Tokyo: Using Japan’s most powerful computer, researchers have explored how the physics of champagne bubbles may help fulfil the world’s future energy needs.
The team was able to simulate bubble nucleation process from the molecular level by harnessing the K computer at RIKEN – the most powerful system in Japan.
In the bubble nucleation process, bubbles immediately form and then rapidly begin the process of ‘coarsening’ in which larger bubbles grow at the expense of smaller ones.
This fundamental phenomenon is known as ‘Ostwald ripening’ and is familiar for its role in bubbly beverages. It is also seen in a wide range of scientific systems including spin systems, foams and metallic alloys.
On a much larger scale, ‘Ostwald ripening’ can be observed in a power-generating turbine. Most power stations rely on boilers to convert water into steam but the phase transition involved is highly complex.
During the phase transition, no one is exactly sure what is occurring inside the boiler especially how bubbles form. So a team of researchers from the University of Tokyo, Kyusyu University and RIKEN in Japan set out to find an answer.
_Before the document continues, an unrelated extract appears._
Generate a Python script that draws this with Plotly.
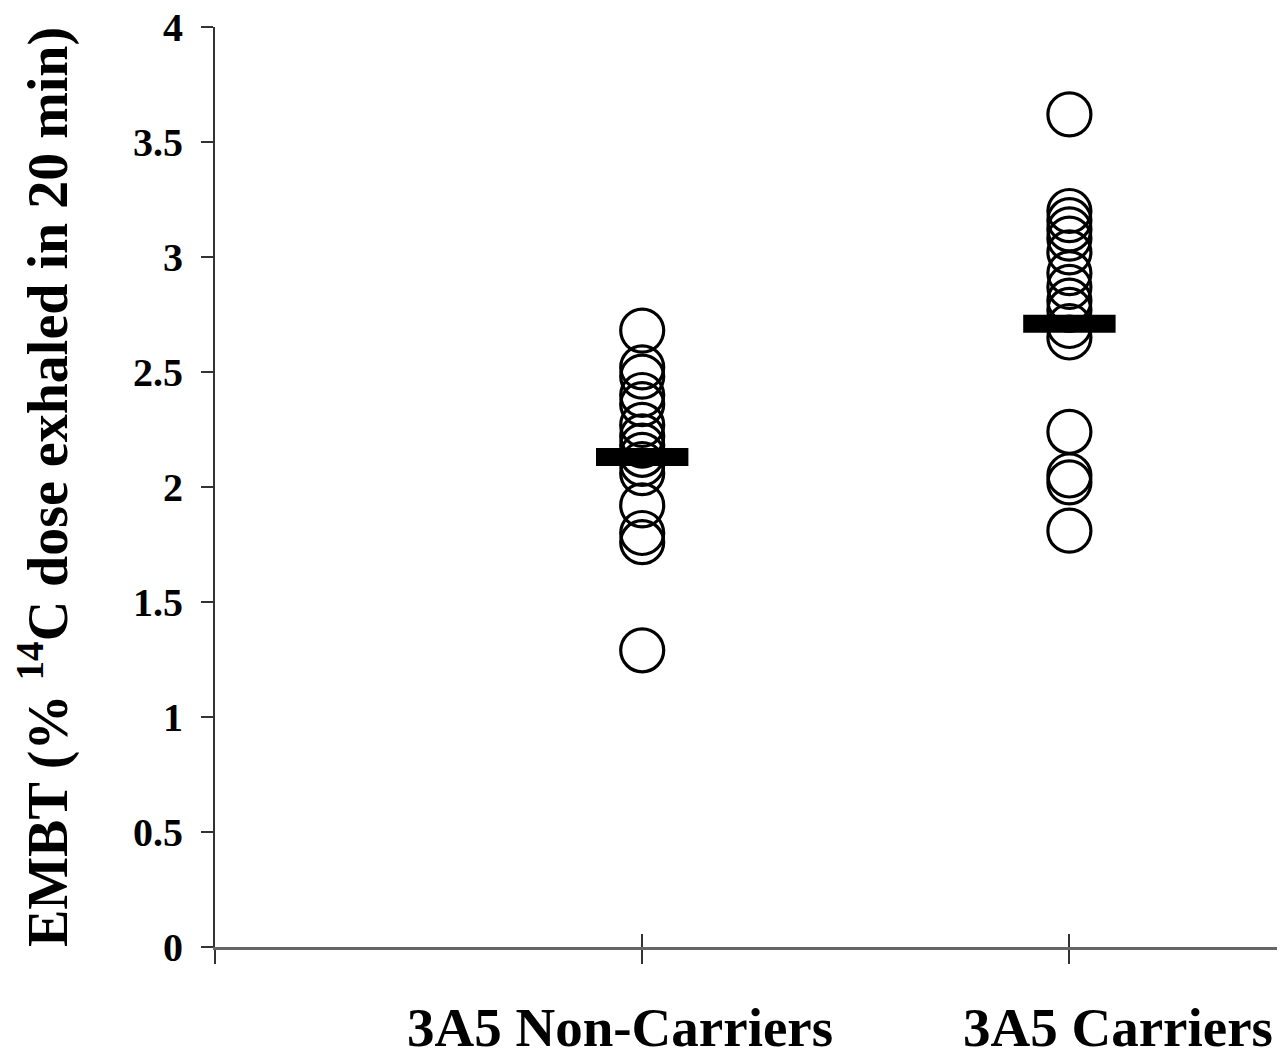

“A huge number of molecules, however, are necessary to simulate bubbles on the order of 10,000 are required to express a bubble,” said Hiroshi Watanabe, research associate at University of Tokyo’s institute for solid state physics.
So the team needed at least this many to investigate hundreds of millions of molecules a feat not possible on a single computer.
The team, in fact, wound up simulating a whopping 700 million particles, following their collective motions through a million time steps – a feat they accomplished by performing massively parallel simulations using 4,000 processors on the K computer.
This was, to the best of their knowledge, the first simulation to investigate multi-bubble nuclei without relying on any artificial conditions.
As far as implications of the team’s work, an enhanced understanding of the behavior of bubbles is very important for the field of engineering because it may enable the design of more efficient power stations or propellers.